This was a novella contained in a large edited volume of Sci Fi short works. Since I read it in the mid 1960’s to 1971 time period and it had a library binding, it probably dates from early 1960’s.
The plot is as follows:
Humans underwent a diaspora throughout the local galaxy; then at some point colonies lost contact with each other and with Earth and cultures evolved on their own pathways. At the point in time when the story takes place, an interplanetary Human government is trying to locate old Earth colonies to bring them back into the fold. This is apparently a very desirable event for the other cultures, as they get all sorts of economic benefits by being in the human club. Thus, many civilizations of near-human look-alikes also try to get into the human federation (Yes I know, what are the chances? Convergent evolution can only do so much. )
So inspectors investigate new applications to the federation to determine if the people really are descended from ancient earth colonists. The lead character in the story is an inspector/investigator. He is following up on the investigation and mysterious disappearance of an earlier investigator. He has a copy of the previous investigator’s rather cryptic journal, which mentions “Musci” in relation to the people of the planet. Musci? Is he talking about houseflies (Muscidae)?

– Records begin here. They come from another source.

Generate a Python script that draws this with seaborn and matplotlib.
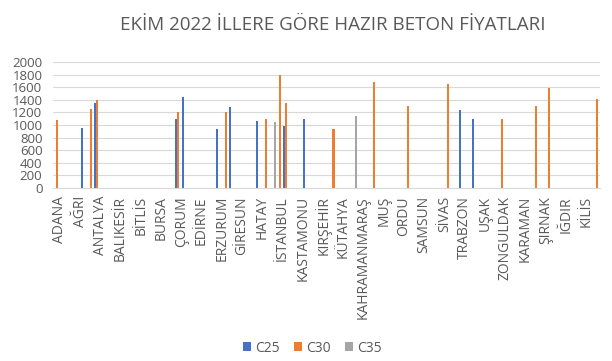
import numpy as np
import pandas as pd
import matplotlib
matplotlib.use("Agg")
import matplotlib.pyplot as plt
import matplotlib.transforms as mtransforms
import seaborn as sns

# 81 provinces by plate number
provinces = ["ADANA", "ADIYAMAN", "AFYONKARAHİSAR", "AĞRI", "AMASYA", "ANKARA", "ANTALYA",
             "ARTVİN", "AYDIN", "BALIKESİR", "BİLECİK", "BİNGÖL", "BİTLİS", "BOLU", "BURDUR",
             "BURSA", "ÇANAKKALE", "ÇANKIRI", "ÇORUM", "DENİZLİ", "DİYARBAKIR", "EDİRNE",
             "ELAZIĞ", "ERZİNCAN", "ERZURUM", "ESKİŞEHİR", "GAZİANTEP", "GİRESUN", "GÜMÜŞHANE",
             "HAKKARİ", "HATAY", "ISPARTA", "MERSİN", "İSTANBUL", "İZMİR", "KARS", "KASTAMONU",
             "KAYSERİ", "KIRKLARELİ", "KIRŞEHİR", "KOCAELİ", "KONYA", "KÜTAHYA", "MALATYA",
             "MANİSA", "KAHRAMANMARAŞ", "MARDİN", "MUĞLA", "MUŞ", "NEVŞEHİR", "NİĞDE", "ORDU",
             "RİZE", "SAKARYA", "SAMSUN", "SİİRT", "SİNOP", "SİVAS", "TEKİRDAĞ", "TOKAT",
             "TRABZON", "TUNCELİ", "ŞANLIURFA", "UŞAK", "VAN", "YOZGAT", "ZONGULDAK", "AKSARAY",
             "BAYBURT", "KARAMAN", "KIRIKKALE", "BATMAN", "ŞIRNAK", "BARTIN", "ARDAHAN", "IĞDIR",
             "YALOVA", "KARABÜK", "KİLİS", "OSMANİYE", "DÜZCE"]

c25 = {"AMASYA": 950, "ANTALYA": 1350, "ÇORUM": 1100, "DENİZLİ": 1450, "ERZURUM": 940,
       "GAZİANTEP": 1280, "HATAY": 1060, "İZMİR": 990, "KAYSERİ": 1100, "TRABZON": 1240,
       "ŞANLIURFA": 1100}
c30 = {"ADANA": 1080, "ANKARA": 1250, "ANTALYA": 1400, "ÇORUM": 1200, "ESKİŞEHİR": 1200,
       "ISPARTA": 1100, "İSTANBUL": 1800, "İZMİR": 1350, "KONYA": 940, "MUĞLA": 1690,
       "RİZE": 1310, "TEKİRDAĞ": 1660, "ZONGULDAK": 1100, "BATMAN": 1300, "BARTIN": 1590,
       "DÜZCE": 1410}
c35 = {"MERSİN": 1050, "MANİSA": 1150}

series = ["C25", "C30", "C35"]
colors = ["#4472C4", "#ED7D31", "#A5A5A5"]

rows = []
for name, d in zip(series, [c25, c30, c35]):
    for il, v in d.items():
        rows.append({"il": il, "tip": name, "fiyat": v})
df = pd.DataFrame(rows)

sns.set_style("white")
plt.rcParams["font.family"] = ["Open Sans", "DejaVu Sans"]

fig = plt.figure(figsize=(6.12, 3.61), dpi=100)
ax = fig.add_axes([0.0874, 0.48, 0.893, 0.3474])

sns.barplot(data=df, x="il", y="fiyat", hue="tip", order=provinces, hue_order=series,
            palette=colors, width=0.9, errorbar=None, ax=ax, legend=True,
            linewidth=0, saturation=1)

ax.set_ylim(0, 2000)
ax.set_yticks(range(0, 2001, 200))
ax.set_xlim(-0.5, len(provinces) - 0.5)
ax.set_xticks(range(0, len(provinces), 3))
ax.set_xticklabels(provinces[::3], rotation=90, fontsize=10, color="#595959")
ax.tick_params(axis="y", labelsize=9.5, labelcolor="#595959", length=0, pad=8)
ax.tick_params(axis="x", length=0, pad=6)
shift = mtransforms.ScaledTranslation(3 / 100, 0, fig.dpi_scale_trans)
for t in ax.get_xticklabels():
    t.set_transform(t.get_transform() + shift)
ax.set_xlabel("")
ax.set_ylabel("")
ax.grid(axis="y", color="#d9d9d9", linewidth=0.8)
ax.set_axisbelow(True)
for s in ["top", "right", "left"]:
    ax.spines[s].set_visible(False)
ax.spines["bottom"].set_color("#d9d9d9")

fig.suptitle("EKİM 2022 İLLERE GÖRE HAZIR BETON FİYATLARI", x=0.543, y=0.955,
             fontsize=13.5, color="#595959")

h, l = ax.get_legend_handles_labels()
ax.legend(h, l, loc="lower center", bbox_to_anchor=(0.51, -0.02), bbox_transform=fig.transFigure,
          ncol=3, frameon=False, fontsize=10, labelcolor="#595959", handlelength=0.6,
          handleheight=0.6, handletextpad=0.3, columnspacing=1.0)

fig.savefig("out.png", dpi=100)
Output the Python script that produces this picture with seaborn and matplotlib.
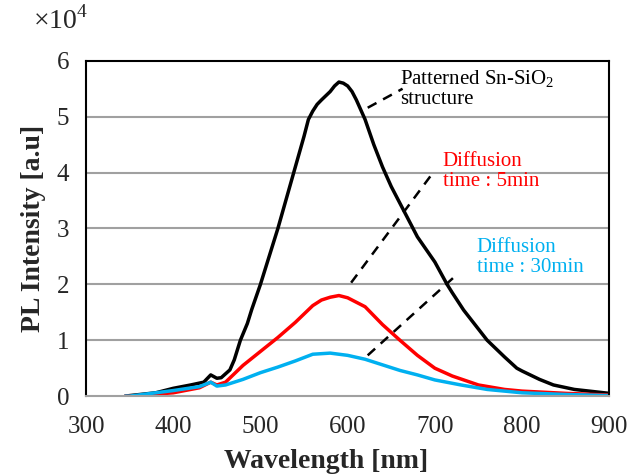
import numpy as np
import pandas as pd
import seaborn as sns
import matplotlib.pyplot as plt

# --- DATA (PL intensity in units of 1e4) ---
wl_black = [345, 350, 380, 400, 420, 435, 443, 450, 455, 465, 470, 477, 485, 490, 500, 510, 520, 530,
            540, 550, 555, 560, 565, 570, 580, 585, 590, 595, 600, 605, 610, 620, 630, 640, 650, 660,
            670, 680, 700, 714, 720, 733, 740, 760, 780, 794, 800, 820, 836, 860, 900]
pl_black = [0.0, 0.01, 0.06, 0.14, 0.2, 0.25, 0.38, 0.32, 0.33, 0.47, 0.65, 1.0, 1.3, 1.55, 2.0, 2.5, 3.0,
            3.55, 4.1, 4.65, 4.95, 5.1, 5.22, 5.3, 5.45, 5.55, 5.62, 5.6, 5.55, 5.45, 5.3, 4.95, 4.5,
            4.1, 3.75, 3.45, 3.15, 2.85, 2.4, 2.0, 1.85, 1.54, 1.4, 1.0, 0.7, 0.5, 0.45, 0.3, 0.2, 0.12, 0.05]

wl_red = [345, 350, 400, 430, 443, 450, 460, 470, 480, 500, 520, 540, 560, 570, 580, 590, 600,
          620, 640, 660, 680, 700, 720, 750, 780, 800, 850, 900]
pl_red = [0.0, 0.0, 0.06, 0.15, 0.25, 0.2, 0.25, 0.4, 0.55, 0.8, 1.05, 1.32, 1.62, 1.72, 1.77, 1.8, 1.76,
          1.6, 1.28, 1.0, 0.73, 0.5, 0.36, 0.2, 0.12, 0.09, 0.05, 0.02]

wl_blue = [345, 350, 400, 430, 443, 450, 460, 480, 500, 520, 540, 560, 580, 600, 620, 640, 660,
           680, 700, 730, 760, 800, 850, 900]
pl_blue = [0.0, 0.0, 0.1, 0.17, 0.25, 0.18, 0.2, 0.3, 0.42, 0.52, 0.63, 0.75, 0.77, 0.73, 0.66, 0.56, 0.46,
           0.38, 0.29, 0.2, 0.12, 0.06, 0.03, 0.01]

labels = ["Patterned Sn-SiO$_2$\nstructure", "Diffusion\ntime : 5min", "Diffusion\ntime : 30min"]
colors = ["black", "#FF0000", "#00B0F0"]

# leader lines (start point on curve -> end point near text)
lead_x = [(623, 663), (604, 698), (623, 727)]
lead_y = [(5.16, 5.50), (2.03, 4.0), (0.73, 2.2)]
text_x = [660, 709, 748]
text_y = [5.50, 4.02, 2.48]

sns.set_style("white")
plt.rcParams['font.family'] = ['Liberation Serif', 'DejaVu Serif']
plt.rcParams['mathtext.fontset'] = 'custom'
plt.rcParams['mathtext.rm'] = 'Liberation Serif'

fig, ax = plt.subplots(figsize=(6.42, 4.75), dpi=100)
fig.subplots_adjust(left=0.134, right=0.949, bottom=0.166, top=0.872)

for y in [1, 2, 3, 4, 5]:
    ax.axhline(y, color="#A0A0A0", lw=1.5, zorder=0)

sns.lineplot(x=wl_black, y=pl_black, color=colors[0], lw=2.5, ax=ax)
sns.lineplot(x=wl_red, y=pl_red, color=colors[1], lw=2.5, ax=ax)
sns.lineplot(x=wl_blue, y=pl_blue, color=colors[2], lw=2.5, ax=ax)

for i in range(3):
    ax.plot(lead_x[i], lead_y[i], color="black", ls=(0, (4, 3)), lw=1.8)
    ax.text(text_x[i], text_y[i], labels[i], color=colors[i], fontsize=15,
            va="center", ha="left", linespacing=1.05)

ax.set_xlim(300, 900)
ax.set_ylim(0, 6)
ax.set_xticks(range(300, 901, 100))
ax.set_yticks(range(0, 7))
ax.tick_params(axis="x", direction="in", length=8, width=1.5, color="#A0A0A0", labelsize=18, pad=14)
ax.tick_params(axis="y", length=0, labelsize=18, pad=12)

for side in ["left", "top", "right"]:
    ax.spines[side].set_color("black")
    ax.spines[side].set_linewidth(1.5)
ax.spines["bottom"].set_color("#A0A0A0")
ax.spines["bottom"].set_linewidth(1.5)

ax.set_xlabel("Wavelength [nm]", fontsize=20, fontweight="bold")
ax.xaxis.set_label_coords(0.459, -0.158)
ax.set_ylabel("PL Intensity [a.u]", fontsize=20, fontweight="bold", labelpad=8)

fig.text(0.052, 0.958, "$\\times$10$^4$", fontsize=20, va="center", ha="left")

fig.savefig("out.png", dpi=100)
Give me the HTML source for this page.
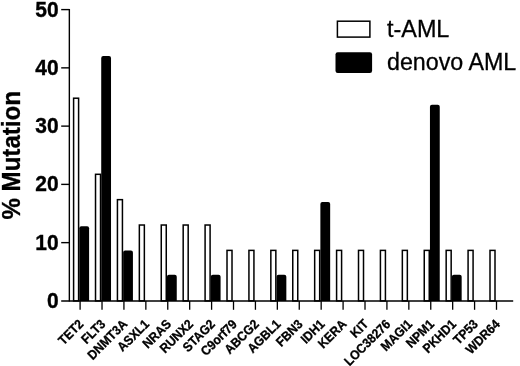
<!DOCTYPE html>
<html><head><meta charset="utf-8"><title>Mutation chart</title>
<style>
html,body{margin:0;padding:0;background:#fff;}
svg{display:block;font-family:"Liberation Sans",Arial,sans-serif;}
</style></head><body>
<svg width="520" height="366" viewBox="0 0 520 366">
<rect width="520" height="366" fill="#fff"/>

<rect x="73.60" y="98.21" width="5" height="202.69" fill="#fff" stroke="#000" stroke-width="1.5"/>
<path d="M79.30 300.9 V228.19 q0 -2 2 -2 h5.8 q2 0 2 2 V300.9 z" fill="#000"/>
<rect x="95.52" y="174.30" width="5" height="126.60" fill="#fff" stroke="#000" stroke-width="1.5"/>
<path d="M101.22 300.9 V58.06 q0 -2 2 -2 h5.8 q2 0 2 2 V300.9 z" fill="#000"/>
<rect x="117.43" y="199.66" width="5" height="101.24" fill="#fff" stroke="#000" stroke-width="1.5"/>
<path d="M123.13 300.9 V252.49 q0 -2 2 -2 h5.8 q2 0 2 2 V300.9 z" fill="#000"/>
<rect x="139.35" y="225.02" width="5" height="75.88" fill="#fff" stroke="#000" stroke-width="1.5"/>
<rect x="161.26" y="225.02" width="5" height="75.88" fill="#fff" stroke="#000" stroke-width="1.5"/>
<path d="M166.96 300.9 V276.80 q0 -2 2 -2 h5.8 q2 0 2 2 V300.9 z" fill="#000"/>
<rect x="183.18" y="225.02" width="5" height="75.88" fill="#fff" stroke="#000" stroke-width="1.5"/>
<rect x="205.09" y="225.02" width="5" height="75.88" fill="#fff" stroke="#000" stroke-width="1.5"/>
<path d="M210.79 300.9 V276.80 q0 -2 2 -2 h5.8 q2 0 2 2 V300.9 z" fill="#000"/>
<rect x="227.01" y="250.38" width="5" height="50.52" fill="#fff" stroke="#000" stroke-width="1.5"/>
<rect x="248.93" y="250.38" width="5" height="50.52" fill="#fff" stroke="#000" stroke-width="1.5"/>
<rect x="270.84" y="250.38" width="5" height="50.52" fill="#fff" stroke="#000" stroke-width="1.5"/>
<path d="M276.54 300.9 V276.80 q0 -2 2 -2 h5.8 q2 0 2 2 V300.9 z" fill="#000"/>
<rect x="292.76" y="250.38" width="5" height="50.52" fill="#fff" stroke="#000" stroke-width="1.5"/>
<rect x="314.67" y="250.38" width="5" height="50.52" fill="#fff" stroke="#000" stroke-width="1.5"/>
<path d="M320.37 300.9 V203.88 q0 -2 2 -2 h5.8 q2 0 2 2 V300.9 z" fill="#000"/>
<rect x="336.59" y="250.38" width="5" height="50.52" fill="#fff" stroke="#000" stroke-width="1.5"/>
<rect x="358.51" y="250.38" width="5" height="50.52" fill="#fff" stroke="#000" stroke-width="1.5"/>
<rect x="380.42" y="250.38" width="5" height="50.52" fill="#fff" stroke="#000" stroke-width="1.5"/>
<rect x="402.34" y="250.38" width="5" height="50.52" fill="#fff" stroke="#000" stroke-width="1.5"/>
<rect x="424.25" y="250.38" width="5" height="50.52" fill="#fff" stroke="#000" stroke-width="1.5"/>
<path d="M429.95 300.9 V106.67 q0 -2 2 -2 h5.8 q2 0 2 2 V300.9 z" fill="#000"/>
<rect x="446.17" y="250.38" width="5" height="50.52" fill="#fff" stroke="#000" stroke-width="1.5"/>
<path d="M451.87 300.9 V276.80 q0 -2 2 -2 h5.8 q2 0 2 2 V300.9 z" fill="#000"/>
<rect x="468.08" y="250.38" width="5" height="50.52" fill="#fff" stroke="#000" stroke-width="1.5"/>
<rect x="490.00" y="250.38" width="5" height="50.52" fill="#fff" stroke="#000" stroke-width="1.5"/>
<line x1="69.35" y1="8.9" x2="69.35" y2="301.59999999999997" stroke="#000" stroke-width="1.4"/>
<line x1="61.2" y1="300.9" x2="513.2" y2="300.9" stroke="#000" stroke-width="1.5"/>
<line x1="61.2" y1="242.64" x2="69.35" y2="242.64" stroke="#000" stroke-width="1.4"/>
<line x1="61.2" y1="184.38" x2="69.35" y2="184.38" stroke="#000" stroke-width="1.4"/>
<line x1="61.2" y1="126.12" x2="69.35" y2="126.12" stroke="#000" stroke-width="1.4"/>
<line x1="61.2" y1="67.86" x2="69.35" y2="67.86" stroke="#000" stroke-width="1.4"/>
<line x1="61.2" y1="9.60" x2="69.35" y2="9.60" stroke="#000" stroke-width="1.4"/>
<text transform="translate(58.6,307.80) scale(1,1.07)" font-size="21" font-weight="bold" stroke="#000" stroke-width="0.35" text-anchor="end">0</text>
<text transform="translate(58.6,249.54) scale(1,1.07)" font-size="21" font-weight="bold" stroke="#000" stroke-width="0.35" text-anchor="end">10</text>
<text transform="translate(58.6,191.28) scale(1,1.07)" font-size="21" font-weight="bold" stroke="#000" stroke-width="0.35" text-anchor="end">20</text>
<text transform="translate(58.6,133.02) scale(1,1.07)" font-size="21" font-weight="bold" stroke="#000" stroke-width="0.35" text-anchor="end">30</text>
<text transform="translate(58.6,74.76) scale(1,1.07)" font-size="21" font-weight="bold" stroke="#000" stroke-width="0.35" text-anchor="end">40</text>
<text transform="translate(58.6,16.50) scale(1,1.07)" font-size="21" font-weight="bold" stroke="#000" stroke-width="0.35" text-anchor="end">50</text>
<line x1="80.10" y1="300.9" x2="80.10" y2="309.8" stroke="#000" stroke-width="1.3"/>
<text transform="translate(84.30,324.9) rotate(-45) scale(1,1.08)" font-size="12.05" font-weight="bold" stroke="#000" stroke-width="0.3" text-anchor="end">TET2</text>
<line x1="102.02" y1="300.9" x2="102.02" y2="309.8" stroke="#000" stroke-width="1.3"/>
<text transform="translate(106.22,324.9) rotate(-45) scale(1,1.08)" font-size="12.05" font-weight="bold" stroke="#000" stroke-width="0.3" text-anchor="end">FLT3</text>
<line x1="123.93" y1="300.9" x2="123.93" y2="309.8" stroke="#000" stroke-width="1.3"/>
<text transform="translate(128.13,324.9) rotate(-45) scale(1,1.08)" font-size="12.05" font-weight="bold" stroke="#000" stroke-width="0.3" text-anchor="end">DNMT3A</text>
<line x1="145.85" y1="300.9" x2="145.85" y2="309.8" stroke="#000" stroke-width="1.3"/>
<text transform="translate(150.05,324.9) rotate(-45) scale(1,1.08)" font-size="12.05" font-weight="bold" stroke="#000" stroke-width="0.3" text-anchor="end">ASXL1</text>
<line x1="167.76" y1="300.9" x2="167.76" y2="309.8" stroke="#000" stroke-width="1.3"/>
<text transform="translate(171.96,324.9) rotate(-45) scale(1,1.08)" font-size="12.05" font-weight="bold" stroke="#000" stroke-width="0.3" text-anchor="end">NRAS</text>
<line x1="189.68" y1="300.9" x2="189.68" y2="309.8" stroke="#000" stroke-width="1.3"/>
<text transform="translate(193.88,324.9) rotate(-45) scale(1,1.08)" font-size="12.05" font-weight="bold" stroke="#000" stroke-width="0.3" text-anchor="end">RUNX2</text>
<line x1="211.59" y1="300.9" x2="211.59" y2="309.8" stroke="#000" stroke-width="1.3"/>
<text transform="translate(215.79,324.9) rotate(-45) scale(1,1.08)" font-size="12.05" font-weight="bold" stroke="#000" stroke-width="0.3" text-anchor="end">STAG2</text>
<line x1="233.51" y1="300.9" x2="233.51" y2="309.8" stroke="#000" stroke-width="1.3"/>
<text transform="translate(237.71,324.9) rotate(-45) scale(1,1.08)" font-size="12.05" font-weight="bold" stroke="#000" stroke-width="0.3" text-anchor="end">C9orf79</text>
<line x1="255.43" y1="300.9" x2="255.43" y2="309.8" stroke="#000" stroke-width="1.3"/>
<text transform="translate(259.63,324.9) rotate(-45) scale(1,1.08)" font-size="12.05" font-weight="bold" stroke="#000" stroke-width="0.3" text-anchor="end">ABCG2</text>
<line x1="277.34" y1="300.9" x2="277.34" y2="309.8" stroke="#000" stroke-width="1.3"/>
<text transform="translate(281.54,324.9) rotate(-45) scale(1,1.08)" font-size="12.05" font-weight="bold" stroke="#000" stroke-width="0.3" text-anchor="end">AGBL1</text>
<line x1="299.26" y1="300.9" x2="299.26" y2="309.8" stroke="#000" stroke-width="1.3"/>
<text transform="translate(303.46,324.9) rotate(-45) scale(1,1.08)" font-size="12.05" font-weight="bold" stroke="#000" stroke-width="0.3" text-anchor="end">FBN3</text>
<line x1="321.17" y1="300.9" x2="321.17" y2="309.8" stroke="#000" stroke-width="1.3"/>
<text transform="translate(325.37,324.9) rotate(-45) scale(1,1.08)" font-size="12.05" font-weight="bold" stroke="#000" stroke-width="0.3" text-anchor="end">IDH1</text>
<line x1="343.09" y1="300.9" x2="343.09" y2="309.8" stroke="#000" stroke-width="1.3"/>
<text transform="translate(347.29,324.9) rotate(-45) scale(1,1.08)" font-size="12.05" font-weight="bold" stroke="#000" stroke-width="0.3" text-anchor="end">KERA</text>
<line x1="365.01" y1="300.9" x2="365.01" y2="309.8" stroke="#000" stroke-width="1.3"/>
<text transform="translate(369.21,324.9) rotate(-45) scale(1,1.08)" font-size="12.05" font-weight="bold" stroke="#000" stroke-width="0.3" text-anchor="end">KIT</text>
<line x1="386.92" y1="300.9" x2="386.92" y2="309.8" stroke="#000" stroke-width="1.3"/>
<text transform="translate(391.12,324.9) rotate(-45) scale(1,1.08)" font-size="12.05" font-weight="bold" stroke="#000" stroke-width="0.3" text-anchor="end">LOC38276</text>
<line x1="408.84" y1="300.9" x2="408.84" y2="309.8" stroke="#000" stroke-width="1.3"/>
<text transform="translate(413.04,324.9) rotate(-45) scale(1,1.08)" font-size="12.05" font-weight="bold" stroke="#000" stroke-width="0.3" text-anchor="end">MAGI1</text>
<line x1="430.75" y1="300.9" x2="430.75" y2="309.8" stroke="#000" stroke-width="1.3"/>
<text transform="translate(434.95,324.9) rotate(-45) scale(1,1.08)" font-size="12.05" font-weight="bold" stroke="#000" stroke-width="0.3" text-anchor="end">NPM1</text>
<line x1="452.67" y1="300.9" x2="452.67" y2="309.8" stroke="#000" stroke-width="1.3"/>
<text transform="translate(456.87,324.9) rotate(-45) scale(1,1.08)" font-size="12.05" font-weight="bold" stroke="#000" stroke-width="0.3" text-anchor="end">PKHD1</text>
<line x1="474.58" y1="300.9" x2="474.58" y2="309.8" stroke="#000" stroke-width="1.3"/>
<text transform="translate(478.78,324.9) rotate(-45) scale(1,1.08)" font-size="12.05" font-weight="bold" stroke="#000" stroke-width="0.3" text-anchor="end">TP53</text>
<line x1="496.50" y1="300.9" x2="496.50" y2="309.8" stroke="#000" stroke-width="1.3"/>
<text transform="translate(500.70,324.9) rotate(-45) scale(1,1.08)" font-size="12.05" font-weight="bold" stroke="#000" stroke-width="0.3" text-anchor="end">WDR64</text>
<text transform="translate(20,155.3) rotate(-90) scale(1,1.06)" font-size="24.1" font-weight="bold" stroke="#000" stroke-width="0.3" text-anchor="middle">% Mutation</text>
<rect x="337.4" y="21.2" width="32.5" height="15.9" fill="#fff" stroke="#000" stroke-width="1.5"/>
<rect x="335.5" y="52.2" width="36.6" height="20.8" rx="2.2" fill="#000"/>
<text transform="translate(387,37.1) scale(1,1.04)" font-size="23.4" stroke="#000" stroke-width="0.3">t-AML</text>
<text transform="translate(387,70.1) scale(1,1.04)" font-size="23.25" stroke="#000" stroke-width="0.3">denovo AML</text>
</svg></body></html>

Turns out, the people look much like humans, but clearly are not; they reproduce by alternation of generation, like mosses and all other land plants (though it’s only really obvious to the naked eye in mosses and ferns). “Aha! Not houseflies, but mosses!” the narrator of the story thinks. (“Muscinae” is an outdated name for the mosses, now called Bryophyta.) There is a diploid generation that gives birth to a batch of haploid babies (plants do it with spores). These babies are spirited away (out of sight of nosy humans), and grow up to be either pure haploid males (one set of chromosomes plus a Y-chromosome) or pure haploid females (one set of chromosomes, one X-Chromosome). The author describes them as very handsome/beautiful, the essence of the ideal male or female. These people have sexual reproduction, give birth to diploid babies, and die. The diploid adults raise the diploid babies (if I remember correctly) and the haploid people raise the haploid offspring of the diploids.
I really would like to locate this work, to use as a side note in teaching introductory biology lectures on plant reproduction and how strikingly different it is from animal reproduction.
The Lotus Caves, by John Christopher?
Your Haploid Heart, James Tiptree, Jr. (Dr. Alice Sheldon).
Handsome? No word for the intensity of life in these proud beaked faces. The brilliant eyes, the archaic arch of nostril, the fierce and passionate lips.
Total virility. And total vulnerability. I am seeing human males of a quality none have seen before.
Only in dreams do we ever see beings who are literally all male or all female. The most virile human man, the most seductive woman is, in fact, a blend. But the Flenni are the pure expression of one sex alone — overwhelming, irresistible.